How a company or industry handles adversity is a valuable test of its mettle. But assessing long-term sustainability requires a second test: handling prosperity. Recently released 2017 results of U.S. exploration and production (E&P) companies confirm that the industry not only defied predictions of widespread bankruptcies and credit defaults after the oil price plunge in late 2014, but learned to generate profits in a $50/bbl crude oil price world. And the E&Ps’ 2018 guidance, issued as oil prices appear to have stabilized above $60/bbl, indicate that the industry is sticking with the new financial discipline that drove its recovery, a remarkable departure from the financial profligacy in the emergence from down cycles over the previous three decades. Today, we examine how 44 large U.S. E&Ps are responding to a rebounding oil sector.

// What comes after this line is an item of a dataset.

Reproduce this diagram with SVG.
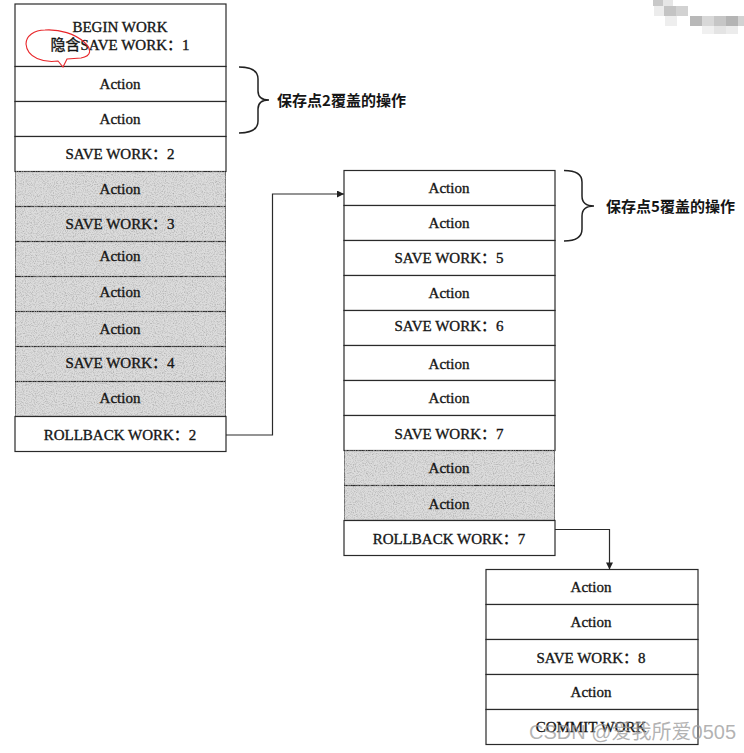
<svg xmlns="http://www.w3.org/2000/svg" width="744" height="753" viewBox="0 0 744 753">
<defs>
<style>
.row{fill:#ffffff;stroke:#2a2a2a;stroke-width:1.2}
.gray{fill:#dcdcdc;stroke:#2a2a2a;stroke-width:1.2;filter:url(#grain)}
.t{font-family:"Liberation Serif","Noto Sans CJK SC",serif;font-size:15px;fill:#151515;stroke:#151515;stroke-width:0.35;text-anchor:middle}
.cn{font-family:"Noto Sans CJK SC",sans-serif;font-size:15px;font-weight:bold;fill:#151515}
.conn{fill:none;stroke:#2a2a2a;stroke-width:1.2}
.brace{fill:none;stroke:#222;stroke-width:1.5}
.wm{font-family:"Liberation Sans","Noto Sans CJK SC",sans-serif;font-size:20px;fill:#9a9a9a;fill-opacity:0.75}
</style>
<filter id="grain" x="0" y="0" width="100%" height="100%">
<feTurbulence type="fractalNoise" baseFrequency="0.9" numOctaves="2" seed="3" result="n"/>
<feColorMatrix in="n" type="matrix" values="0 0 0 0 0.4  0 0 0 0 0.4  0 0 0 0 0.4  0 0 0 -2 1.15" result="g"/>
<feComposite in="g" in2="SourceGraphic" operator="in" result="gi"/>
<feMerge><feMergeNode in="SourceGraphic"/><feMergeNode in="gi"/></feMerge>
</filter>
<marker id="arr" viewBox="0 0 10 10" refX="10" refY="5" markerWidth="9" markerHeight="7" markerUnits="userSpaceOnUse" orient="auto">
<path d="M0 0 L10 5 L0 10 Z" fill="#222"/>
</marker>
</defs>
<rect width="744" height="753" fill="#ffffff"/>
<!-- pixelated blur top right -->
<g id="blur">
<rect x="653" y="0" width="10" height="6" fill="#c8c8c8"/>
<rect x="663" y="0" width="10" height="6" fill="#e6e6e6"/>
<rect x="654" y="6" width="10" height="10" fill="#ececec"/>
<rect x="664" y="6" width="12" height="10" fill="#c4c4c4"/>
<rect x="676" y="6" width="12" height="10" fill="#d2d2d2"/>
<rect x="665" y="16" width="12" height="10" fill="#eeeeee"/>
<rect x="690" y="16" width="12" height="10" fill="#b8b8b8"/>
<rect x="702" y="16" width="12" height="10" fill="#d8d8d8"/>
<rect x="714" y="16" width="12" height="10" fill="#c6c6c6"/>
<rect x="726" y="16" width="12" height="10" fill="#b4b4b4"/>
<rect x="738" y="16" width="6" height="10" fill="#d2d2d2"/>
<rect x="702" y="26" width="12" height="8" fill="#f0f0f0"/>
<rect x="714" y="26" width="12" height="8" fill="#e4e4e4"/>
<rect x="726" y="26" width="12" height="8" fill="#ececec"/>
</g>
<!-- left column -->
<g id="left">
<g id="L0"><rect class="row" x="15" y="4" width="211" height="62.5"/><text class="t" x="120" y="32">BEGIN WORK</text><text class="t" x="120" y="50">隐含SAVE WORK：1</text></g>
<g id="L1"><rect class="row" x="15" y="66.5" width="211" height="35"/><text class="t" x="120" y="89">Action</text></g>
<g id="L2"><rect class="row" x="15" y="101.5" width="211" height="35"/><text class="t" x="120" y="124">Action</text></g>
<g id="L3"><rect class="row" x="15" y="136.5" width="211" height="35"/><text class="t" x="120" y="159">SAVE WORK：2</text></g>
<g id="L4"><rect class="gray" x="15" y="171.5" width="211" height="35"/><text class="t" x="120" y="194">Action</text></g>
<g id="L5"><rect class="gray" x="15" y="206.5" width="211" height="35"/><text class="t" x="120" y="229">SAVE WORK：3</text></g>
<g id="L6"><rect class="gray" x="15" y="241.5" width="211" height="35"/><text class="t" x="120" y="261">Action</text></g>
<g id="L7"><rect class="gray" x="15" y="276.5" width="211" height="35"/><text class="t" x="120" y="297">Action</text></g>
<g id="L8"><rect class="gray" x="15" y="311.5" width="211" height="35"/><text class="t" x="120" y="334">Action</text></g>
<g id="L9"><rect class="gray" x="15" y="346.5" width="211" height="35"/><text class="t" x="120" y="368">SAVE WORK：4</text></g>
<g id="L10"><rect class="gray" x="15" y="381.5" width="211" height="35"/><text class="t" x="120" y="403">Action</text></g>
<g id="L11"><rect class="row" x="15" y="416.5" width="211" height="35"/><text class="t" x="120" y="440">ROLLBACK WORK：2</text></g>
</g>
<!-- red annotation -->
<path d="M26 44 C26 36 34 30 45 30 C60 29 75 34 84 42 C92 49 92 56 81 58 L67 59 L63 67 L58 61 C44 63 27 58 26 44 Z" fill="none" stroke="#e8262a" stroke-width="1.1"/>
<!-- middle column -->
<g id="middle">
<g id="M0"><rect class="row" x="344" y="170.5" width="211" height="35"/><text class="t" x="449" y="193">Action</text></g>
<g id="M1"><rect class="row" x="344" y="205.5" width="211" height="35"/><text class="t" x="449" y="228">Action</text></g>
<g id="M2"><rect class="row" x="344" y="240.5" width="211" height="35"/><text class="t" x="449" y="263">SAVE WORK：5</text></g>
<g id="M3"><rect class="row" x="344" y="275.5" width="211" height="35"/><text class="t" x="449" y="298">Action</text></g>
<g id="M4"><rect class="row" x="344" y="310.5" width="211" height="35"/><text class="t" x="449" y="331">SAVE WORK：6</text></g>
<g id="M5"><rect class="row" x="344" y="345.5" width="211" height="35"/><text class="t" x="449" y="369">Action</text></g>
<g id="M6"><rect class="row" x="344" y="380.5" width="211" height="35"/><text class="t" x="449" y="403">Action</text></g>
<g id="M7"><rect class="row" x="344" y="415.5" width="211" height="35"/><text class="t" x="449" y="439">SAVE WORK：7</text></g>
<g id="M8"><rect class="gray" x="344" y="450.5" width="211" height="35"/><text class="t" x="449" y="473">Action</text></g>
<g id="M9"><rect class="gray" x="344" y="485.5" width="211" height="35"/><text class="t" x="449" y="509">Action</text></g>
<g id="M10"><rect class="row" x="344" y="520.5" width="211" height="35"/><text class="t" x="449" y="544">ROLLBACK WORK：7</text></g>
</g>
<!-- bottom column -->
<g id="bottom">
<g id="B0"><rect class="row" x="486" y="569.5" width="212" height="35"/><text class="t" x="591" y="592">Action</text></g>
<g id="B1"><rect class="row" x="486" y="604.5" width="212" height="35"/><text class="t" x="591" y="627">Action</text></g>
<g id="B2"><rect class="row" x="486" y="639.5" width="212" height="35"/><text class="t" x="591" y="663">SAVE WORK：8</text></g>
<g id="B3"><rect class="row" x="486" y="674.5" width="212" height="35"/><text class="t" x="591" y="697">Action</text></g>
<g id="B4"><rect class="row" x="486" y="709.5" width="212" height="35"/><text class="t" x="591" y="732">COMMIT WORK</text></g>
</g>
<!-- braces -->
<g id="brace2">
<path class="brace" d="M239 67 Q258 67 258 79 L258 91 Q258 100 269 100 Q258 100 258 109 L258 121 Q258 133 239 133"/>
<text class="cn" x="277" y="106" textLength="129" lengthAdjust="spacingAndGlyphs">保存点2覆盖的操作</text>
</g>
<g id="brace5">
<path class="brace" d="M564 170.5 Q582 170.5 582 182 L582 196 Q582 206 594 206 Q582 206 582 216 L582 229 Q582 241 564 241"/>
<text class="cn" x="606" y="212" textLength="129" lengthAdjust="spacingAndGlyphs">保存点5覆盖的操作</text>
</g>
<!-- connectors -->
<g id="connectors">
<path class="conn" d="M226 435 H272.5 V194 H344" marker-end="url(#arr)"/>
<path class="conn" d="M555 529.5 H609.5 V569.5" marker-end="url(#arr)"/>
</g>
<text class="wm" x="529" y="739">CSDN @爱我所爱0505</text>
</svg>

Here are the numbers. After $164 billion in losses in 2015 and 2016, the 44 top U.S. E&P companies we track reported a little under $1 billion in total pre-tax operating profits last year. Of note, the group as a whole posted a small profit even though producers had maximized their write-downs last year in advance of the much lower corporate tax rates that went into effect in January 2018. Our universe of E&Ps generated $80 billion in pre-tax operating cash flow in 2017, and that is forecasted to increase by nearly $25 billion, or 31%, in 2018. But remarkably, the E&Ps we track have budgeted only a modest $2.3 billion — or 4% — increase in capital expenditures. Instead of pouring every nickel back into boosting portfolios and production, E&P companies have begun allocating capital to repurchase undervalued shares and restore previously slashed dividends, as well as continuing to repay debt to improve their balance sheets.

How We Got Here

The severe plunge in oil prices in late 2014 and 2015 at first appeared to be a crippling blow to U.S. E&Ps addicted to wild spending fueled by $100/bbl oil prices. But despite predictions of widespread bankruptcies and credit defaults, most of the upstream industry weathered the crisis remarkably well through new strategies that we outlined in “Piranha!”, our market study of 43 representative E&Ps. As we explained in Very Particular Places to Go, these included the “high-grading” of portfolios, impressive capital discipline and an intense focus on operational efficiencies. After slashing capital expenditures by 70% — from $132 billion in 2014 to $39 billion in 2016 — and reducing drilling and operating expenses by an average 50%, most companies emerged financially stable. As we outlined in Jump, growth resumed in 2017, as our universe of E&Ps boosted capital investment by 43% to $56 billion, a level still less than half of 2014 spending. The focus of that spending shifted to premium unconventional plays, with two-thirds allocated to the Permian, Eagle Ford, SCOOP/STACK, Bakken, and Marcellus. Even at $50/bbl crude oil prices, the industry returned to profitability in the first quarter of 2017 after massive losses in the previous two years, as we detailed in Recovery. Despite a mid-year dip in oil prices that dampened production from first-quarter 2017 levels, we revealed in I Won’t Back Down that most E&Ps didn’t throttle back on their capital investment budgets, expecting a recovery. A nice rebound in oil prices to over $55/bbl in October 2017, above the December 2016 mark, validated their strategy, and the E&Ps we track ended last year in the black.